Many things are up in the air with Merkel’s departure. In foreign policy, the focus will be on the fate of her “diplomatic mercantilism” with Russia and China. Russia’s business daily Vedomosti says the election will overhaul the political landscape in Germany and trigger a “political U-turn”. It adds,
“There will be no breakthrough in relations with Russia after the coalition government is formed -economic pragmaticism, despite existing difficulties, will be maintained while ideologically motivated criticism will be somewhat eased if the SDP dominates…”
The Xinhua news agency reported that the election results “indicated a more fragmented parliament.” It highlighted that SPD leader Olaf Scholz’s prognosis that he’d seek to form a so-called “traffic-light” coalition with the Green Party and the FDP “is seen as most likely”.

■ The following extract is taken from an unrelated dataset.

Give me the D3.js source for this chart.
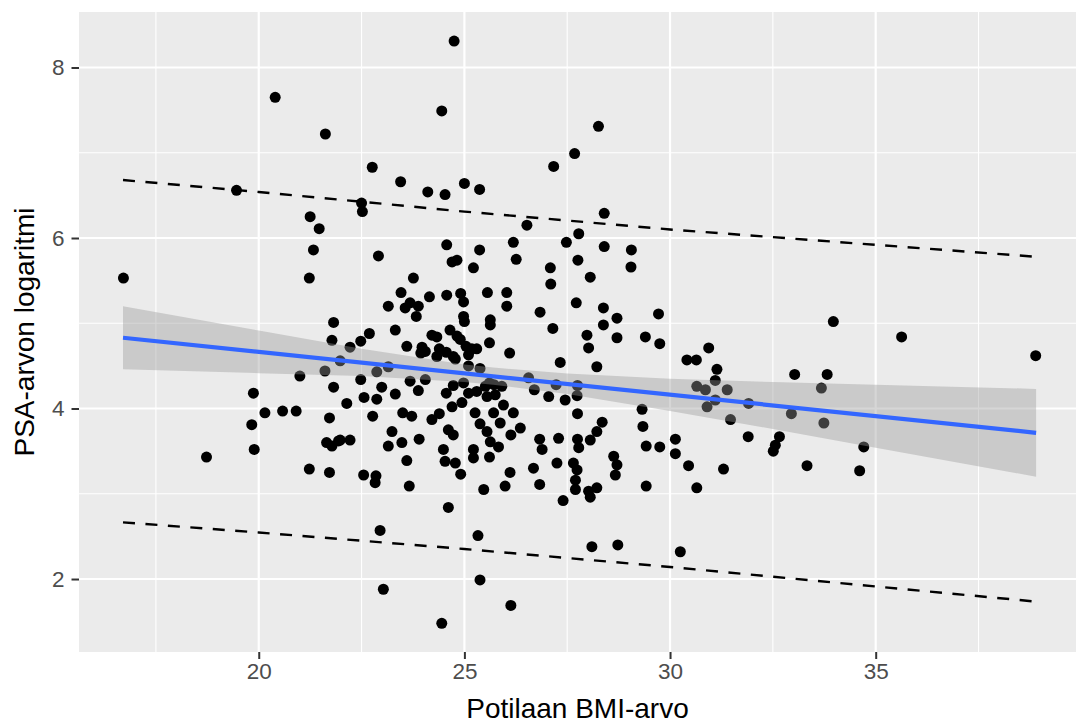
<!DOCTYPE html>
<html lang="fi">
<head>
    <meta charset="UTF-8">
    <title>PSA ja BMI</title>
    <script src="https://d3js.org/d3.v7.min.js" charset="utf-8"></script>
    <style>
        body { margin: 0; background: #fff; }
        text { font-family: "Liberation Sans", Arial, Helvetica, sans-serif; }
    </style>
</head>
<body>
<script>

    // potilaiden BMI ja log(PSA), luettu kuvasta
    var bmi = [
        24.75, 20.40, 21.62, 24.45, 28.26, 27.68, 27.17, 22.76, 23.45, 24.11,
        24.53, 25.00, 25.37, 19.46, 22.50, 22.52, 28.40, 26.52, 27.78, 26.19,
        24.57, 27.48, 28.40, 29.06, 25.37, 21.25, 21.47, 21.33, 22.91, 24.70,
        24.82, 25.22, 26.26, 27.09, 27.10, 27.76, 28.06, 29.05, 23.76, 23.46,
        24.15, 24.57, 24.91, 24.98, 25.56, 26.03, 26.03, 23.15, 23.56, 23.68,
        23.88, 23.83, 24.98, 25.00, 25.63, 25.63, 26.84, 27.72, 28.38, 28.71,
        29.72, 27.15, 28.38, 23.32, 22.69, 22.48, 22.22, 24.21, 24.33, 24.65,
        24.82, 24.90, 23.60, 23.97, 24.05, 23.94, 24.39, 24.56, 24.33, 24.73,
        24.78, 25.04, 25.18, 25.30, 25.10, 25.61, 26.10, 27.98, 28.02, 28.71,
        29.40, 29.75, 27.33, 28.22, 30.41, 30.64, 23.15, 22.87, 25.10, 25.38,
        21.98, 22.48, 22.99, 23.68, 23.88, 24.05, 23.32, 24.56, 24.73, 24.98,
        25.10, 25.30, 25.51, 25.61, 25.72, 25.91, 25.55, 25.75, 26.56, 26.70,
        27.05, 27.23, 27.45, 27.75, 27.74, 22.14, 22.56, 22.87, 22.77, 23.50,
        23.72, 24.21, 24.39, 24.70, 24.94, 25.26, 25.71, 25.95, 26.19, 25.38,
        25.55, 25.87, 26.13, 26.36, 24.61, 24.73, 25.63, 25.83, 23.24, 23.48,
        23.15, 23.90, 22.22, 24.49, 25.22, 25.22, 25.61, 23.60, 24.53, 24.78,
        24.91, 26.83, 26.89, 27.29, 27.75, 27.78, 28.06, 28.22, 28.35, 27.75,
        29.32, 29.34, 29.42, 29.75, 30.13, 30.13, 30.45, 28.63, 28.71, 28.67,
        26.68, 27.25, 27.65, 27.74, 27.70, 26.11, 22.55, 22.85, 22.83, 23.66,
        25.47, 25.99, 26.83, 27.70, 28.02, 28.22, 29.42, 30.65, 21.98, 27.40,
        28.06, 24.61, 22.95, 25.33, 28.10, 28.73, 30.25, 23.03, 25.38, 26.13,
        24.45, 33.97, 35.63, 38.89, 30.94, 31.14, 31.10, 31.39, 30.86, 31.10,
        30.90, 30.65, 31.91, 31.47, 33.03, 33.82, 33.68, 32.95, 33.74, 31.90,
        32.66, 32.56, 32.51, 34.71, 31.30, 33.33, 34.61, 16.71, 21.23, 21.82,
        21.78, 21.00, 21.61, 21.82, 19.87, 20.15, 20.58, 20.91, 21.72, 19.83,
        19.89, 18.73, 21.65, 21.78, 21.94, 21.23, 21.72
    ];
    var logPsa = [
        8.31, 7.65, 7.22, 7.49, 7.31, 6.99, 6.84, 6.83, 6.66, 6.54,
        6.51, 6.64, 6.57, 6.56, 6.41, 6.31, 6.29, 6.15, 6.05, 5.95,
        5.92, 5.95, 5.90, 5.86, 5.86, 6.25, 6.11, 5.86, 5.79, 5.72,
        5.74, 5.65, 5.75, 5.65, 5.46, 5.74, 5.54, 5.66, 5.53, 5.36,
        5.31, 5.33, 5.35, 5.25, 5.36, 5.36, 5.20, 5.20, 5.18, 5.24,
        5.20, 5.08, 5.08, 5.02, 5.04, 4.98, 5.13, 5.24, 5.18, 5.06,
        5.11, 4.94, 4.98, 4.92, 4.88, 4.79, 4.72, 4.86, 4.84, 4.92,
        4.85, 4.81, 4.73, 4.72, 4.67, 4.65, 4.70, 4.66, 4.61, 4.61,
        4.58, 4.73, 4.70, 4.70, 4.63, 4.77, 4.65, 4.86, 4.71, 4.83,
        4.84, 4.76, 4.54, 4.49, 4.57, 4.57, 4.49, 4.43, 4.50, 4.47,
        4.56, 4.34, 4.25, 4.32, 4.21, 4.34, 4.17, 4.18, 4.27, 4.30,
        4.18, 4.20, 4.26, 4.30, 4.28, 4.26, 4.14, 4.16, 4.36, 4.22,
        4.14, 4.28, 4.10, 4.27, 4.15, 4.06, 4.13, 4.11, 3.91, 3.95,
        3.91, 3.87, 3.94, 4.02, 4.07, 3.95, 3.95, 4.04, 3.95, 3.82,
        3.73, 3.83, 3.69, 3.77, 3.75, 3.69, 3.61, 3.55, 3.73, 3.60,
        3.56, 3.64, 3.63, 3.52, 3.52, 3.42, 3.43, 3.39, 3.38, 3.36,
        3.23, 3.64, 3.52, 3.65, 3.64, 3.54, 3.63, 3.73, 3.84, 3.94,
        3.99, 3.79, 3.56, 3.55, 3.64, 3.47, 3.33, 3.44, 3.34, 3.22,
        3.30, 3.36, 3.36, 3.28, 3.16, 3.25, 3.22, 3.21, 3.13, 3.09,
        3.05, 3.09, 3.11, 3.05, 3.03, 3.07, 3.09, 3.07, 3.63, 2.92,
        2.96, 2.84, 2.57, 2.51, 2.38, 2.40, 2.32, 1.88, 1.99, 1.69,
        1.48, 5.02, 4.84, 4.62, 4.71, 4.46, 4.33, 4.22, 4.22, 4.10,
        4.02, 4.26, 4.06, 3.87, 4.40, 4.40, 4.24, 3.94, 3.83, 3.67,
        3.67, 3.57, 3.50, 3.55, 3.29, 3.33, 3.27, 5.53, 5.53, 5.01,
        4.80, 4.38, 4.44, 4.25, 4.18, 3.95, 3.97, 3.97, 3.89, 3.81,
        3.52, 3.43, 3.60, 3.56, 3.62, 3.29, 3.25
    ];

    // regressiosuora ja sen luottamusvyö
    var fitX = [16.7, 38.9];
    var fitY = [4.83, 3.715];
    var bandX  = [16.7, 20, 22.5, 25, 25.7, 27.5, 30, 32.5, 35, 38.9];
    var bandHi = [5.20, 4.915, 4.70, 4.515, 4.48, 4.41, 4.35, 4.31, 4.28, 4.23];
    var bandLo = [4.46, 4.415, 4.38, 4.31, 4.28, 4.17, 3.97, 3.76, 3.54, 3.20];

    // ennusteväli (katkoviivat)
    var predX  = [16.7, 20, 25, 30, 35, 38.9];
    var predHi = [6.68, 6.54, 6.31, 6.10, 5.92, 5.78];
    var predLo = [2.665, 2.546, 2.352, 2.141, 1.913, 1.735];

    // akselien jaot
    var xTicks = [20, 25, 30, 35];
    var xMinor = [17.5, 22.5, 27.5, 32.5, 37.5];
    var yTicks = [2, 4, 6, 8];
    var yMinor = [3, 5, 7];

    // kangas (huom: "top" on varattu window-muuttuja)
    var width = 1076;
    var height = 727;
    var panelL = 79, panelR = 1076, panelT = 12, panelB = 652;

    var svg = d3.select("body")
        .append("svg")
        .attr("width", width)
        .attr("height", height);

    var x = d3.scaleLinear().domain([15.63, 39.87]).range([panelL, panelR]);
    var y = d3.scaleLinear().domain([1.144, 8.651]).range([panelB, panelT]);

    // paneelin tausta
    svg.append("rect")
        .attr("x", panelL)
        .attr("y", panelT)
        .attr("width", panelR - panelL)
        .attr("height", panelB - panelT)
        .attr("fill", "#EBEBEB");

    var grid = svg.append("g");
    grid.selectAll(".xmin").data(xMinor).enter().append("line")
        .attr("x1", function (d) { return x(d); }).attr("x2", function (d) { return x(d); })
        .attr("y1", panelT).attr("y2", panelB)
        .attr("stroke", "#fff").attr("stroke-width", 1.1);
    grid.selectAll(".ymin").data(yMinor).enter().append("line")
        .attr("y1", function (d) { return y(d); }).attr("y2", function (d) { return y(d); })
        .attr("x1", panelL).attr("x2", panelR)
        .attr("stroke", "#fff").attr("stroke-width", 1.1);
    grid.selectAll(".xmaj").data(xTicks).enter().append("line")
        .attr("x1", function (d) { return x(d); }).attr("x2", function (d) { return x(d); })
        .attr("y1", panelT).attr("y2", panelB)
        .attr("stroke", "#fff").attr("stroke-width", 2.2);
    grid.selectAll(".ymaj").data(yTicks).enter().append("line")
        .attr("y1", function (d) { return y(d); }).attr("y2", function (d) { return y(d); })
        .attr("x1", panelL).attr("x2", panelR)
        .attr("stroke", "#fff").attr("stroke-width", 2.2);

    // pisteet
    var points = d3.range(bmi.length).map(function (i) {
        return {x: bmi[i], y: logPsa[i]};
    });
    svg.append("g")
        .selectAll("circle")
        .data(points)
        .enter()
        .append("circle")
        .attr("cx", function (d) { return x(d.x); })
        .attr("cy", function (d) { return y(d.y); })
        .attr("r", 5.5)
        .attr("fill", "#000");

    // luottamusvyö pisteiden päälle
    var band = d3.range(bandX.length).map(function (i) {
        return {x: bandX[i], lo: bandLo[i], hi: bandHi[i]};
    });
    svg.append("path")
        .datum(band)
        .attr("d", d3.area()
            .x(function (d) { return x(d.x); })
            .y0(function (d) { return y(d.lo); })
            .y1(function (d) { return y(d.hi); }))
        .attr("fill", "#999999")
        .attr("fill-opacity", 0.4);

    var line = d3.line()
        .x(function (d) { return x(d[0]); })
        .y(function (d) { return y(d[1]); });

    svg.append("path")
        .datum(d3.zip(fitX, fitY))
        .attr("d", line)
        .attr("fill", "none")
        .attr("stroke", "#3366FF")
        .attr("stroke-width", 4.2);

    [predHi, predLo].forEach(function (vals) {
        svg.append("path")
            .datum(d3.zip(predX, vals))
            .attr("d", line)
            .attr("fill", "none")
            .attr("stroke", "#000")
            .attr("stroke-width", 2.4)
            .attr("stroke-dasharray", "12,10.5");
    });

    // akselit
    var xAxis = svg.append("g")
        .attr("transform", "translate(0," + panelB + ")")
        .call(d3.axisBottom(x).tickValues(xTicks).tickSize(7).tickPadding(4));
    var yAxis = svg.append("g")
        .attr("transform", "translate(" + panelL + ",0)")
        .call(d3.axisLeft(y).tickValues(yTicks).tickSize(7.5).tickPadding(7));

    [xAxis, yAxis].forEach(function (ax) {
        ax.select(".domain").remove();
        ax.selectAll(".tick line").attr("stroke", "#333333").attr("stroke-width", 2);
        ax.selectAll(".tick text")
            .attr("fill", "#4D4D4D")
            .style("font-size", "22.5px")
            .style("font-family", "'Liberation Sans', Arial, sans-serif");
    });

    // akselien otsikot
    svg.append("text")
        .attr("x", (panelL + panelR) / 2)
        .attr("y", 718)
        .attr("text-anchor", "middle")
        .style("font-size", "28px")
        .attr("fill", "#000")
        .text("Potilaan BMI-arvo");

    svg.append("text")
        .attr("transform", "translate(34," + (panelT + panelB) / 2 + ") rotate(-90)")
        .attr("text-anchor", "middle")
        .style("font-size", "28px")
        .attr("fill", "#000")
        .text("PSA-arvon logaritmi");

</script>
</body>
</html>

The big question is, how will such a “traffic-light coalition” in Berlin drive the European Union forward. This is going to be very crucial since the EU itself is calibrating its compass even as Euro-Atlanticism is on the wane and Europe’s confidence in the transatlantic leadership of the United States has noticeably diminished. An SPD-led coalition is bad news for Washington — and most unexpected. President Biden’s impromptu reaction showed it.